## Given task
Find how many lines in the data below mention "with". Give the number only.

## Given information
start

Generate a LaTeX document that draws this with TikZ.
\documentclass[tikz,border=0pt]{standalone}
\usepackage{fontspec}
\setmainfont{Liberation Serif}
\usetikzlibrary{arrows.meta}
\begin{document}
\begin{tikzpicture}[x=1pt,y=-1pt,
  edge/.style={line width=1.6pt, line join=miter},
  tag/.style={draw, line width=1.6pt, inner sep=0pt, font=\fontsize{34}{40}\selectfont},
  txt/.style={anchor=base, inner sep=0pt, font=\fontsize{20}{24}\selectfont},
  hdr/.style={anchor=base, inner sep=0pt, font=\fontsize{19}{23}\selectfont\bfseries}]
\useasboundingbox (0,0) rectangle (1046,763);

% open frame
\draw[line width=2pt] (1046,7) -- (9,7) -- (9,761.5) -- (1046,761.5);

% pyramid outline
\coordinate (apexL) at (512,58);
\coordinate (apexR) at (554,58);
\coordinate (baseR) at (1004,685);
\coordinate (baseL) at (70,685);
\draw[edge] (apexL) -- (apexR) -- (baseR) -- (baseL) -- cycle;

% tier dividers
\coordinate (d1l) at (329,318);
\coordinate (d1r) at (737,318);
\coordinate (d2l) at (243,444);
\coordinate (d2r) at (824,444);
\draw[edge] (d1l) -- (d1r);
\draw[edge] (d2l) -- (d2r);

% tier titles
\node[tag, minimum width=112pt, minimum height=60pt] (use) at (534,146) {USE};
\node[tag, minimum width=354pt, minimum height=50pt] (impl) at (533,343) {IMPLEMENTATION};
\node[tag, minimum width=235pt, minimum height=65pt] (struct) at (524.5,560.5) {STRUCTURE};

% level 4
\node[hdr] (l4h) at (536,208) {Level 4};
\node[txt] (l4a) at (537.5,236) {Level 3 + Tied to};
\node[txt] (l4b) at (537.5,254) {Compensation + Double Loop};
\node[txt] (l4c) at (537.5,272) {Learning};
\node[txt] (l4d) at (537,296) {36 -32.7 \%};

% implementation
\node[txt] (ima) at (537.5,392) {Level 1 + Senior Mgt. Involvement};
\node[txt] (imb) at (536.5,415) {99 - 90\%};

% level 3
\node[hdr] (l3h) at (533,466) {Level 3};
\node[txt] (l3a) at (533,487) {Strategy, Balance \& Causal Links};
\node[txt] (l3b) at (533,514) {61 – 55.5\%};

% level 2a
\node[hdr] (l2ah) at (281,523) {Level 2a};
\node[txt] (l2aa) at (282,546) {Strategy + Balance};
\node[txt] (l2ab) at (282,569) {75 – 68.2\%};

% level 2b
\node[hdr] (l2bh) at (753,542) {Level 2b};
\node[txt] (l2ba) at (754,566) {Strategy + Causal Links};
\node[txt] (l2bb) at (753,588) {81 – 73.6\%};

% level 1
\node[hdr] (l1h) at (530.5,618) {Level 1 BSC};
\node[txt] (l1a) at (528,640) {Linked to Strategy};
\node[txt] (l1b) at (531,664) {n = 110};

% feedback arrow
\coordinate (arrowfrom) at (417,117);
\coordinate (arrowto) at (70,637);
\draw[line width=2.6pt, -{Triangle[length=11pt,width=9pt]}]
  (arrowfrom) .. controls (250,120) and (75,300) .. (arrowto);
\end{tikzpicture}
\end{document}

end
start

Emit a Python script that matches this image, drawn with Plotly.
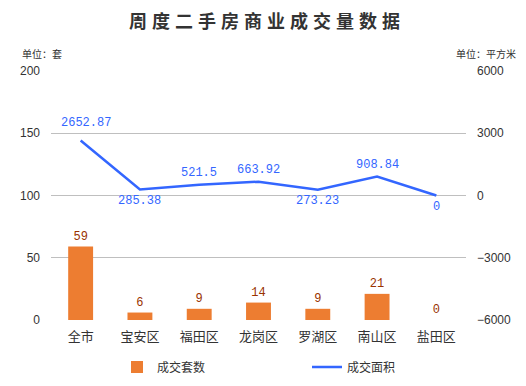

end
start

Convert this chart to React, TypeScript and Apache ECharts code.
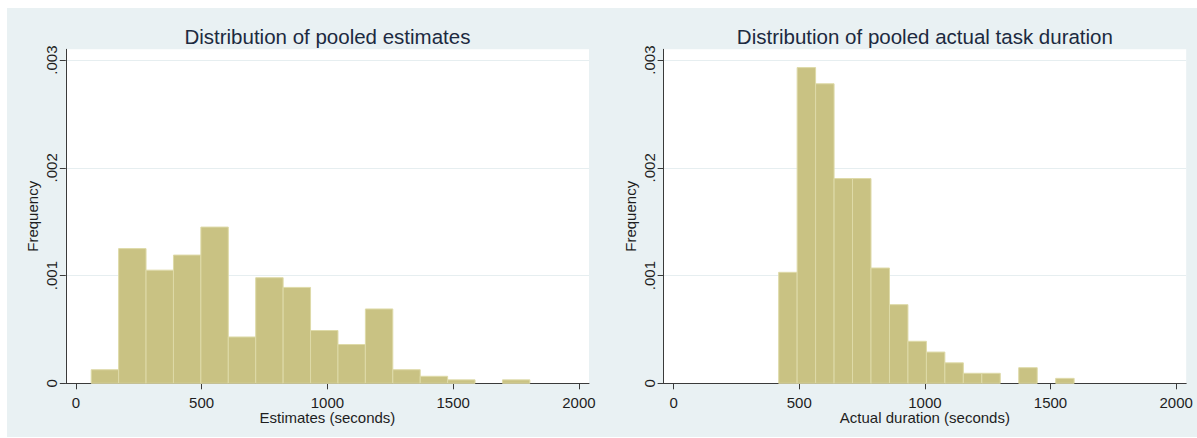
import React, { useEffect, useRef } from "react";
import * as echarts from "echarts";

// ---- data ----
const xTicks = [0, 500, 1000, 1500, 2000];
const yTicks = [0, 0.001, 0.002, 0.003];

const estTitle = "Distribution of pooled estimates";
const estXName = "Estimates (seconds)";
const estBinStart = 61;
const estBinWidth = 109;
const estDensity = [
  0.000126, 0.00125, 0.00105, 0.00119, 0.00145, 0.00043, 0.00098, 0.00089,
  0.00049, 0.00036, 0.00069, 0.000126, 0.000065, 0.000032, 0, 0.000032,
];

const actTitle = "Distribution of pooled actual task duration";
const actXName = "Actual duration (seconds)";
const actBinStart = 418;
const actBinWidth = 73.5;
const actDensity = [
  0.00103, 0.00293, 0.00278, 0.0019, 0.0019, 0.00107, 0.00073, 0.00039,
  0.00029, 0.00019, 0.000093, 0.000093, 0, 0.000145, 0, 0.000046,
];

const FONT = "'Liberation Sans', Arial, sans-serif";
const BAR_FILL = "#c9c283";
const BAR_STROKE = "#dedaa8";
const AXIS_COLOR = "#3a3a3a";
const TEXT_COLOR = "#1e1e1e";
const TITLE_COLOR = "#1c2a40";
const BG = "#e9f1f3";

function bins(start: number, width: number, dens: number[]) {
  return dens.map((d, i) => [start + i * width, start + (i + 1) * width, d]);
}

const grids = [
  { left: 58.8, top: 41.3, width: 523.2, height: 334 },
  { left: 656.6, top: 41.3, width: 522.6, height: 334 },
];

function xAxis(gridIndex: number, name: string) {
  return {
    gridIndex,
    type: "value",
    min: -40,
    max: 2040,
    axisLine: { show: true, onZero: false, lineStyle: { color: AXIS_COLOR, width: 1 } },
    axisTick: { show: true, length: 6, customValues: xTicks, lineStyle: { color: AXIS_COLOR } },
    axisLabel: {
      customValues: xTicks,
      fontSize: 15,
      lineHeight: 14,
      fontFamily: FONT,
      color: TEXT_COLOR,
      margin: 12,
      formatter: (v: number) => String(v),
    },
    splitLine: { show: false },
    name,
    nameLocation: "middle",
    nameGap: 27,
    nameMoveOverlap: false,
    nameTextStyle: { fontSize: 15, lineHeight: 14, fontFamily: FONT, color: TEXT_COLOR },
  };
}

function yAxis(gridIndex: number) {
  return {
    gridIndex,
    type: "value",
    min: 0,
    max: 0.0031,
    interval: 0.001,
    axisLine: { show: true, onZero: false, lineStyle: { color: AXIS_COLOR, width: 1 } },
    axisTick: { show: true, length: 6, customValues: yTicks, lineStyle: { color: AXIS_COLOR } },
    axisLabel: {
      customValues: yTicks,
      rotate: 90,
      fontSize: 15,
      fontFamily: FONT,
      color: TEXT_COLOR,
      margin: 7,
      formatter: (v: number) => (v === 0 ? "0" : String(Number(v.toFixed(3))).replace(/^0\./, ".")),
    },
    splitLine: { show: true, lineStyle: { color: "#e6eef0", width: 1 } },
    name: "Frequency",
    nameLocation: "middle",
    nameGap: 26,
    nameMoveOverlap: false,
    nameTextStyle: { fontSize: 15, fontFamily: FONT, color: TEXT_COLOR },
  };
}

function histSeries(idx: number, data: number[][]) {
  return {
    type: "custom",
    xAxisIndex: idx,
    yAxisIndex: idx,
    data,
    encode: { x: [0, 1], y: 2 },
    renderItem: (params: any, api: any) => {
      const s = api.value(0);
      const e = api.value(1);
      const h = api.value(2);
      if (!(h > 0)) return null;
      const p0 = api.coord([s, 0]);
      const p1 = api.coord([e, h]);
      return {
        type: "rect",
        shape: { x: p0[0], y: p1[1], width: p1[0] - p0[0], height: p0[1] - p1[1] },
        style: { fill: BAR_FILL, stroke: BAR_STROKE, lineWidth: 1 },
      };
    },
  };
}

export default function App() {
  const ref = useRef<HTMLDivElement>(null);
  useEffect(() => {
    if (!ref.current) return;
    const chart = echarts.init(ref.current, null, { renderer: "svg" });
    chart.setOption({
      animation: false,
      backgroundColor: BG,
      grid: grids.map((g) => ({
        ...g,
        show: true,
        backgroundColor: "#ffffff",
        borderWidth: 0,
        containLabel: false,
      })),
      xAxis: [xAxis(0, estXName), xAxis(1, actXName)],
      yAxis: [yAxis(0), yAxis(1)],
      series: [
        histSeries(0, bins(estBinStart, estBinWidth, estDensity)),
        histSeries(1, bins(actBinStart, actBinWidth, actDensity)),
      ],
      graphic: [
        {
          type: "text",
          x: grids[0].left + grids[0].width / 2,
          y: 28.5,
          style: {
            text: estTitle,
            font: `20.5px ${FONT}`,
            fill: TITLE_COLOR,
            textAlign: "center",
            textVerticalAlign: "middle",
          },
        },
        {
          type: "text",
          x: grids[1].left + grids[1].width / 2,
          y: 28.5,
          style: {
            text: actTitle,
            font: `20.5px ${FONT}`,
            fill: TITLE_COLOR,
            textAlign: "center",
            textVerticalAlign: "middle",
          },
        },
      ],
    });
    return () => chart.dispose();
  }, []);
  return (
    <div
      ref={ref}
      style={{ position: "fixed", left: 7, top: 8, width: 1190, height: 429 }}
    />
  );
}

end

## Written answer
2